EXERCISE DIRECTIONS: Copy exactly, and only, the lines below from the first through the one containing "import matplotlib.pyplot as plt", both included; pictures are omitted.

DATA PROVIDED:
::::
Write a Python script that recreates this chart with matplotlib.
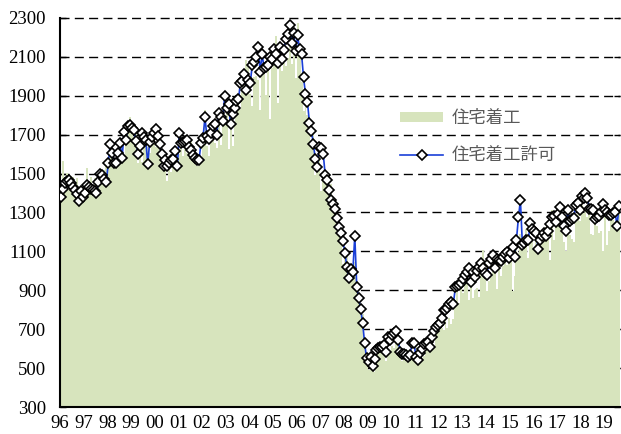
import numpy as np
import matplotlib
matplotlib.use('Agg')
import matplotlib.pyplot as plt

# year labels (Jan 1996 .. Aug 2019, monthly)
years = ['96', '97', '98', '99', '00', '01', '02', '03', '04', '05', '06', '07',
         '08', '09', '10', '11', '12', '13', '14', '15', '16', '17', '18', '19']

# housing starts (thousands, SAAR)
starts = [
    1437, 1563, 1484, 1501, 1474, 1490, 1484, 1441, 1475, 1393, 1403, 1351,
    1376, 1527, 1447, 1484, 1387, 1476, 1460, 1425, 1457, 1483, 1518, 1558,
    1525, 1631, 1582, 1570, 1547, 1616, 1592, 1638, 1567, 1713, 1769, 1792,
    1748, 1670, 1710, 1553, 1611, 1559, 1669, 1648, 1635, 1608, 1648, 1708,
    1636, 1737, 1604, 1626, 1575, 1559, 1463, 1541, 1507, 1549, 1551, 1532,
    1600, 1625, 1590, 1649, 1605, 1636, 1670, 1567, 1562, 1540, 1602, 1568,
    1698, 1829, 1642, 1592, 1764, 1717, 1655, 1633, 1804, 1648, 1753, 1788,
    1853, 1629, 1726, 1643, 1751, 1867, 1897, 1833, 1939, 1967, 2083, 2057,
    1911, 1846, 1998, 2003, 1981, 1828, 2002, 2024, 1905, 2072, 1782, 2042,
    2144, 2207, 1864, 2061, 2025, 2068, 2054, 2095, 2151, 2065, 2147, 1994,
    2273, 2119, 1969, 1821, 1942, 1802, 1737, 1650, 1720, 1491, 1570, 1649,
    1409, 1480, 1495, 1490, 1415, 1448, 1354, 1330, 1183, 1264, 1197, 1037,
    1084, 1103, 1005, 1013, 973, 1046, 923, 844, 820, 777, 652, 560,
    490, 582, 505, 478, 540, 585, 594, 586, 585, 534, 588, 581,
    614, 604, 636, 687, 583, 536, 546, 599, 594, 543, 545, 539,
    630, 517, 600, 554, 561, 608, 623, 585, 650, 610, 711, 694,
    723, 704, 695, 753, 708, 757, 728, 754, 847, 915, 833, 976,
    888, 962, 1010, 851, 919, 859, 900, 910, 868, 1036, 1109, 1019,
    894, 949, 969, 1063, 1019, 908, 1084, 972, 1024, 1093, 1032, 1084,
    1114, 898, 975, 1177, 1091, 1189, 1134, 1127, 1213, 1064, 1178, 1152,
    1112, 1203, 1110, 1170, 1147, 1194, 1223, 1163, 1058, 1311, 1159, 1273,
    1245, 1301, 1199, 1147, 1104, 1215, 1185, 1166, 1150, 1251, 1317, 1254,
    1336, 1299, 1328, 1276, 1329, 1189, 1184, 1280, 1229, 1197, 1207, 1101,
    1291, 1134, 1203, 1265, 1263, 1249, 1223, 1300,
]

# building permits (thousands, SAAR)
permits = [
    1381, 1419, 1450, 1460, 1467, 1453, 1430, 1416, 1395, 1361, 1413, 1381,
    1400, 1441, 1429, 1420, 1416, 1410, 1399, 1459, 1498, 1493, 1470, 1459,
    1556, 1652, 1607, 1553, 1553, 1607, 1656, 1579, 1716, 1673, 1745, 1750,
    1735, 1724, 1669, 1601, 1642, 1707, 1687, 1673, 1550, 1665, 1687, 1710,
    1728, 1693, 1652, 1601, 1539, 1570, 1539, 1553, 1570, 1573, 1618, 1539,
    1707, 1659, 1663, 1670, 1673, 1635, 1621, 1596, 1580, 1570, 1570, 1656,
    1682, 1789, 1693, 1676, 1710, 1745, 1755, 1698, 1810, 1793, 1772, 1899,
    1836, 1858, 1755, 1806, 1836, 1875, 1882, 1967, 1978, 2012, 1930, 1981,
    1967, 2058, 2075, 2100, 2152, 2024, 2115, 2041, 2050, 2058, 2098, 2088,
    2139, 2115, 2067, 2152, 2087, 2135, 2190, 2218, 2264, 2170, 2224, 2132,
    2211, 2139, 2115, 1995, 1909, 1868, 1762, 1721, 1652, 1573, 1536, 1638,
    1630, 1601, 1493, 1467, 1416, 1364, 1344, 1317, 1270, 1227, 1196, 1155,
    1093, 1018, 961, 1008, 996, 1181, 918, 859, 802, 730, 627, 550,
    533, 559, 511, 545, 593, 605, 610, 610, 619, 585, 661, 645,
    670, 680, 691, 645, 585, 573, 570, 568, 559, 565, 627, 631,
    559, 542, 576, 600, 624, 630, 636, 610, 661, 690, 709, 722,
    733, 760, 799, 799, 810, 830, 841, 832, 915, 920, 927, 939,
    960, 979, 995, 1013, 944, 996, 970, 1000, 1020, 1039, 1013, 990,
    979, 1039, 1060, 1082, 1013, 1059, 1055, 1052, 1072, 1087, 1099, 1064,
    1090, 1124, 1070, 1161, 1275, 1364, 1133, 1145, 1159, 1159, 1247, 1213,
    1205, 1196, 1110, 1159, 1180, 1196, 1179, 1206, 1240, 1278, 1282, 1253,
    1290, 1327, 1278, 1230, 1206, 1313, 1258, 1265, 1270, 1338, 1350, 1313,
    1385, 1373, 1398, 1373, 1316, 1316, 1313, 1265, 1275, 1282, 1300, 1344,
    1313, 1300, 1287, 1287, 1295, 1304, 1231, 1333,
]

fig = plt.figure(figsize=(6.21, 4.34), dpi=100)
ax = fig.add_axes([60 / 621, 1 - 407 / 434, 560 / 621, 389 / 434])

x = np.arange(len(starts))
yticks = list(range(300, 2301, 200))

# dashed horizontal grid, behind the area
for v in yticks[1:]:
    ax.axhline(v, color='black', lw=1.0, linestyle=(0, (6.5, 3.8)), zorder=1, clip_on=False)

bars = ax.bar(x, starts, width=1.0, color='#d7e4bd', linewidth=0, label='住宅着工', zorder=2)
line, = ax.plot(x, permits, color='#1a3fd8', lw=1.2, marker='D', markersize=4.6,
                markerfacecolor='white', markeredgecolor='black', markeredgewidth=1.2,
                label='住宅着工許可', zorder=3)

ax.set_xlim(-0.5, len(starts) - 0.5)
ax.set_ylim(300, 2300)
ax.set_yticks(yticks)
ax.set_xticks([12 * k - 0.5 for k in range(len(years))])
ax.set_xticklabels(years)

for s in ['top', 'right']:
    ax.spines[s].set_visible(False)
for s in ['left', 'bottom']:
    ax.spines[s].set_linewidth(1.5)
    ax.spines[s].set_color('black')

ax.tick_params(axis='y', direction='in', length=4, width=1.0, pad=10, right=True)
ax.tick_params(axis='x', direction='in', length=4, width=1.0, pad=6)
for lab in ax.get_xticklabels() + ax.get_yticklabels():
    lab.set_family('Liberation Serif')
    lab.set_fontsize(13.5)

ax.legend(handles=[bars, line], loc='upper left', bbox_to_anchor=(400 / 621, 1 - 109 / 434),
          bbox_transform=fig.transFigure, frameon=False,
          prop={'family': 'Noto Sans CJK JP', 'size': 12.5}, labelcolor='#595959',
          handlelength=2.5, handleheight=0.5, handletextpad=0.45,
          labelspacing=1.1, borderpad=0, borderaxespad=0)

fig.savefig('out.png', dpi=100)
::::
FINISHED EXERCISE:
Write a Python script that recreates this chart with matplotlib.
import numpy as np
import matplotlib
matplotlib.use('Agg')
import matplotlib.pyplot as plt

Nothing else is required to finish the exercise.